Manuel de los Reyes Garcia Markina, “Manuel Garcia for short,” as he readily tells you, is a Mexican student in Germany and a chess fan. One with a huge regret in life. He was in Germany when Viswanathan Anand won the World Chess Championship title in Mexico City last year.
“That was a pity, I couldn’t be there when Anand won the title in my city,” said the 35-year-old Garcia. “Anand was playing in my city and here I was stuck in Germany. I couldn’t go there because the ticket costs a lot,” he added ruefully.
“However, I am hoping that I will be able to watch Anand win the title here,” he said, this time a smile lighting his face. Garcia is doing his PhD in Russian History at the University of Berlin and is here to watch the games and write on chess for a Mexican website.

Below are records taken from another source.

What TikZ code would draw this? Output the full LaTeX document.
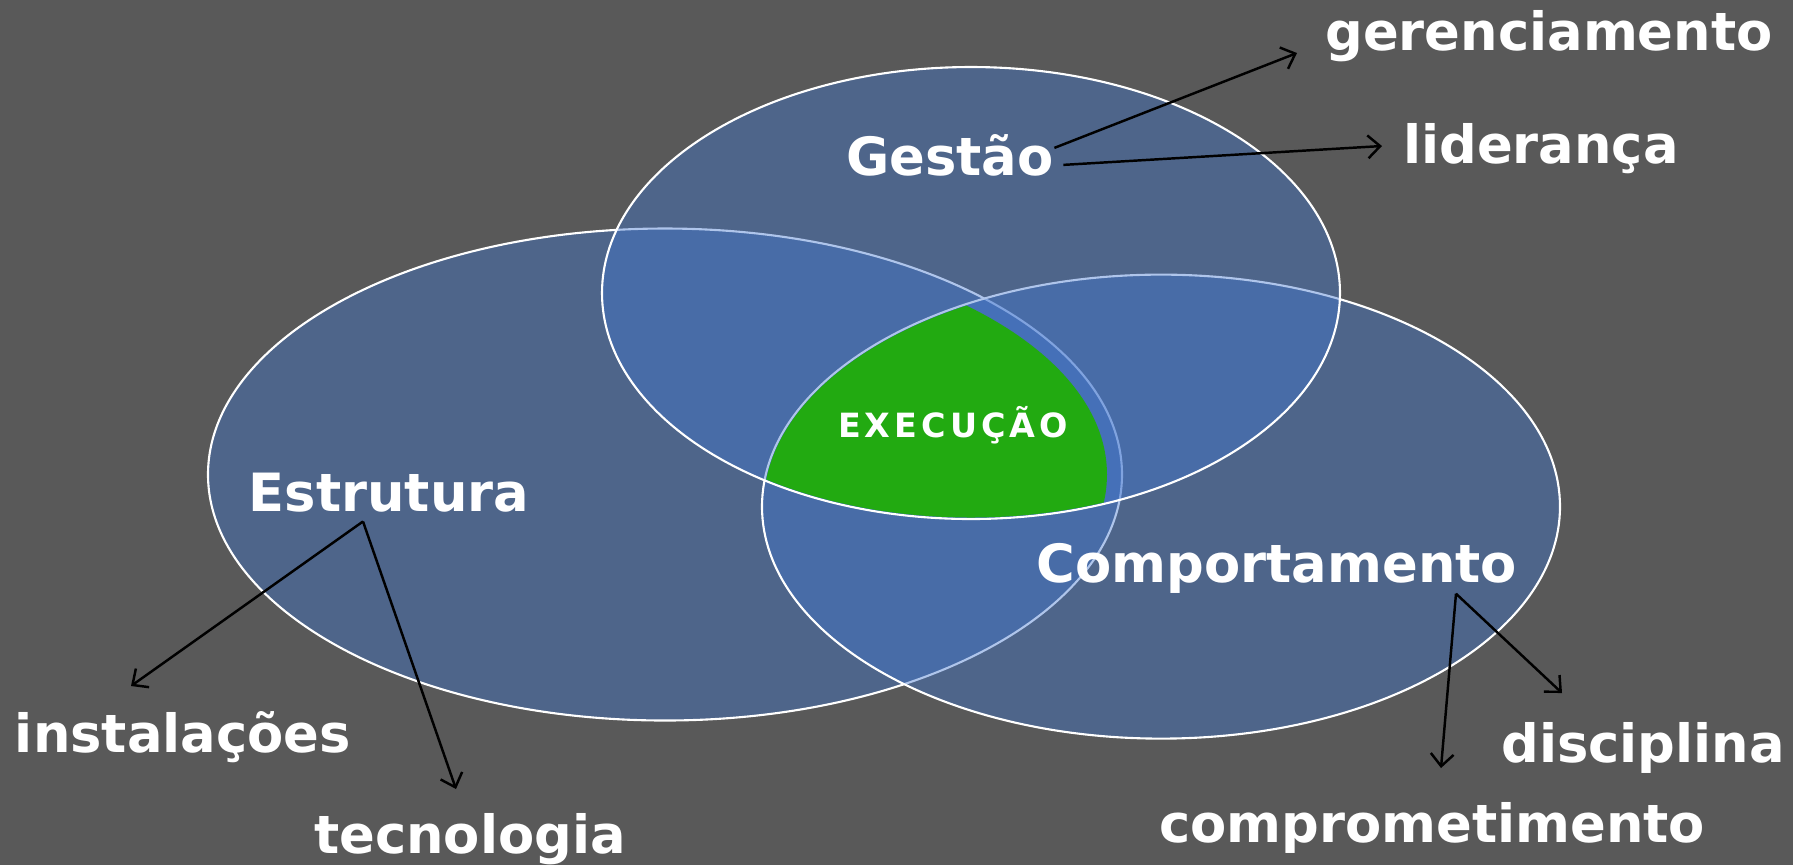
\documentclass[tikz,border=0pt]{standalone}
\usepackage{fontspec}
\setmainfont{DejaVu Sans}
\usetikzlibrary{arrows.meta}
\definecolor{bggray}{RGB}{89,89,89}
\definecolor{vennblue}{RGB}{65,118,208}
\definecolor{execgreen}{RGB}{34,170,17}

\begin{document}
\begin{tikzpicture}[x=0.1mm,y=-0.1mm]
\tikzstyle{every node}+=[inner sep=0pt]
\tikzstyle{venn}=[draw=white, line width=0.6pt, fill=vennblue, fill opacity=0.42]
\tikzstyle{lbl}=[text=white, anchor=base, font=\fontsize{15}{18}\selectfont\bfseries]
\tikzstyle{execlbl}=[text=white, anchor=base, font=\fontsize{9.5}{11}\selectfont\bfseries\addfontfeatures{LetterSpace=12}]
\tikzstyle{link}=[black, line width=0.7pt, -{Straight Barb[length=3.5pt,width=6.5pt]}]
\useasboundingbox (0,0) rectangle (1793,864);
\fill [bggray] (-10,-10) rectangle (1803,874);
% the three sets
\draw [venn] (665,474.5) ellipse [x radius=45.7mm, y radius=24.6mm];
\draw [venn] (1161,506.6) ellipse [x radius=39.9mm, y radius=23.2mm];
\draw [venn] (971,293) ellipse [x radius=36.9mm, y radius=22.6mm];
% common part
\begin{scope}
\clip (1161,506.6) ellipse [x radius=39.75mm, y radius=23.05mm];
\clip (971,293) ellipse [x radius=36.75mm, y radius=22.45mm];
\fill [execgreen] (665,474.5) ellipse [x radius=44.2mm, y radius=23.1mm];
\end{scope}
\node [execlbl] (exec) at (953,437) {EXECUÇÃO};
% labels
\node [lbl] (gestao) at (950,175) {Gestão};
\node [lbl] (estrutura) at (389,511) {Estrutura};
\node [lbl] (comport) at (1277,582) {Comportamento};
\node [lbl] (gerenc) at (1549,50) {gerenciamento};
\node [lbl] (lider) at (1541,163) {liderança};
\node [lbl] (instal) at (183,752) {instalações};
\node [lbl] (tecno) at (470,853) {tecnologia};
\node [lbl] (discip) at (1643,762) {disciplina};
\node [lbl] (comprom) at (1432,842) {comprometimento};
% arrow tips
\coordinate (tG) at (1297,53);
\coordinate (tL) at (1382,146);
\coordinate (tI) at (131,686);
\coordinate (tT) at (456,789);
\coordinate (tD) at (1562,693);
\coordinate (tC) at (1441,768);
\draw [link] ([yshift=0.7mm]gestao.east) -- (tG);
\draw [link] ([xshift=0.9mm,yshift=-1mm]gestao.east) -- (tL);
\draw [link] ([xshift=-2.6mm,yshift=-0.9mm]estrutura.south) -- (tI);
\draw [link] ([xshift=-2.6mm,yshift=-0.9mm]estrutura.south) -- (tT);
\draw [link] ([xshift=17.9mm]comport.south) -- (tD);
\draw [link] ([xshift=17.9mm]comport.south) -- (tC);
\end{tikzpicture}
\end{document}
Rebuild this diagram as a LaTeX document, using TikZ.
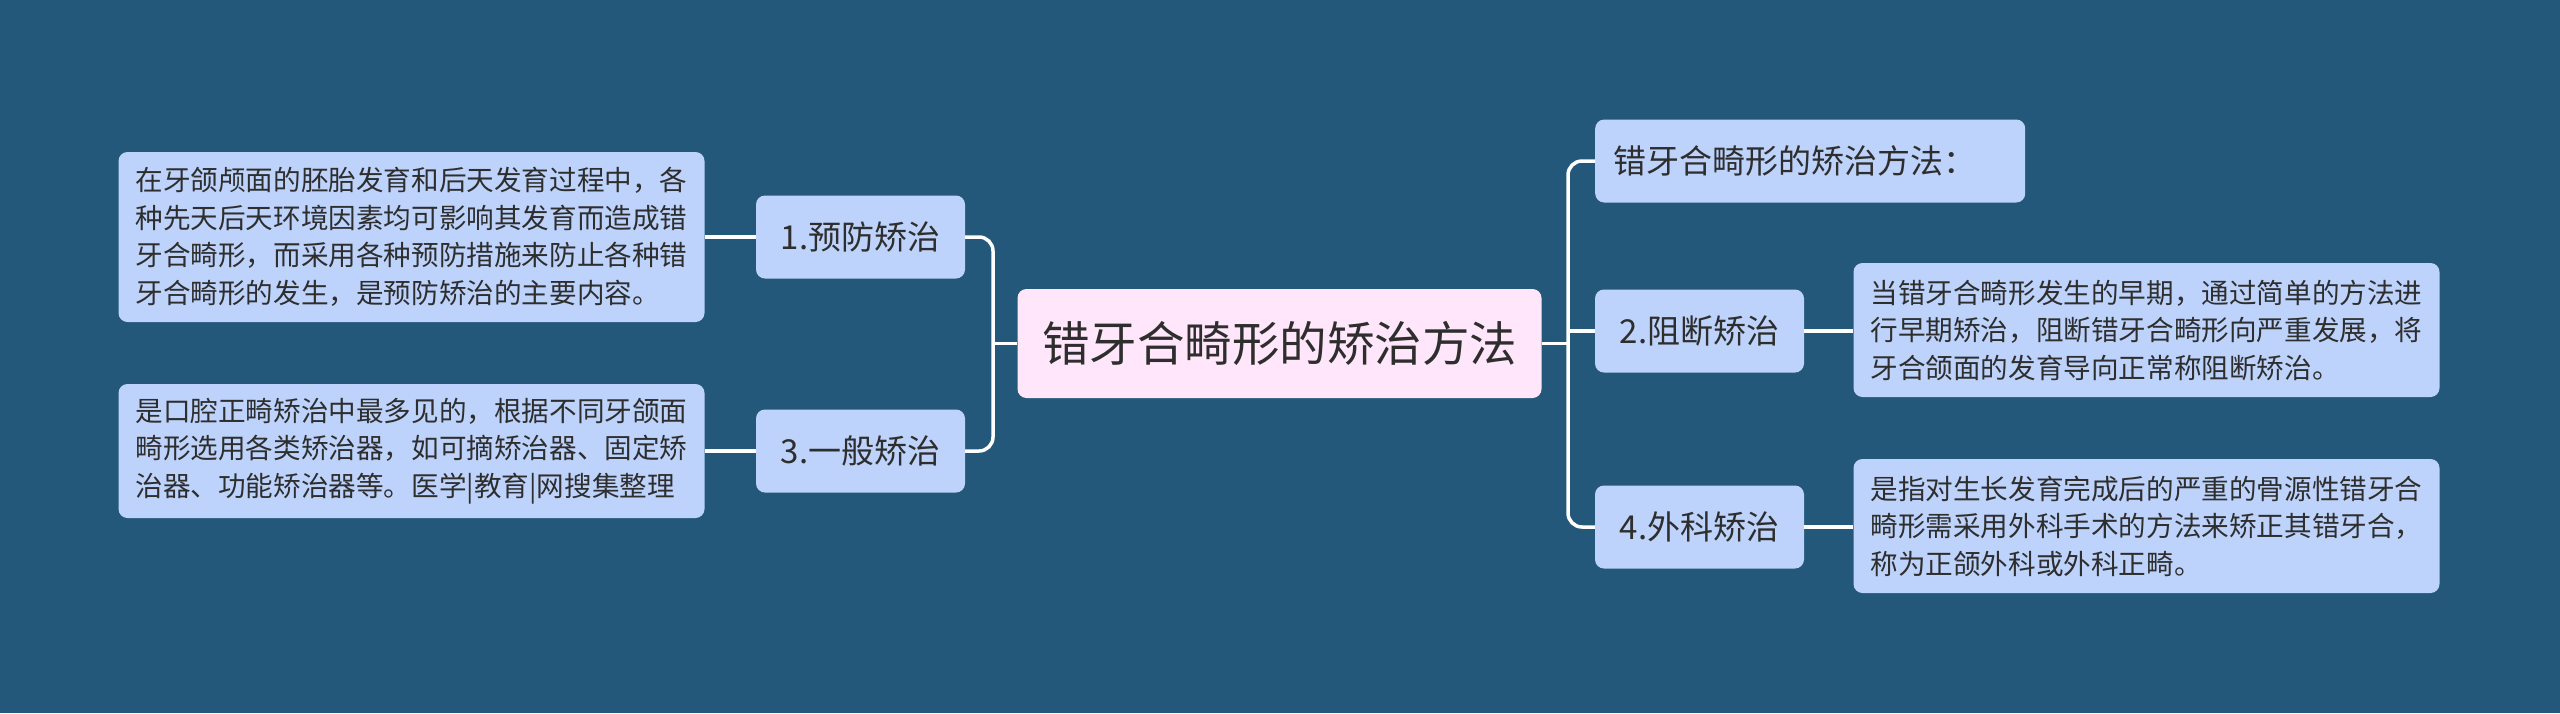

Garcia is interested in the match also because of his association with Russia as he lived three years in the former Soviet Union in the 1980s when his father was completing his doctorate in Applied Mathematics at Moscow University.
Garcia is a unique case in a group of 20-odd journalists as chess is not big in his country. There are around 30 journalists from abroad, excluding commentators and players (current or former) who are covering this event besides the local German scribes.
Going Down Under
The Bonn subway is not an ideal venue to discuss the future of the print media, especially after a five-hour game of chess. But the matter did come up as Ian Rogers, Australia's first Grandmaster, expressed concerns over journalists covering the ongoing World Championship from the comforts of their home via the Internet.
“I find this a very strange situation that journalists from top newspapers from all over the world covering this match via the Internet,” said Rogers who is writing for an Australian political newspaper.
Rogers used to write for some leading newspapers in Australia but this time they showed no interest in publishing columns by their best-ever chess player that too in a match that has attracted so much attention worldwide. That’s because newspapers have decided to concentrate more on their web editions even, he said, laying off journalists working for newspapers.
Three is company
There is one thing unique about the Old Town of Bonn. Houses here have only three windows per floor. Row after row you will see houses painted differently but similar in architecture and with three windows. The houses even look similar from inside.
There is an interesting reason for this. Towards the end of the 18th century, a large number of retired people came from other parts of Germany and settled in Bonn because of the weather. This triggered a housing boom in Bonn and seeing that the Electorate of Cologne, who was the ruler of the region, imposed a tax on people having more than three windows in their houses. So, to avoid the extra tax people built only three windows in their houses.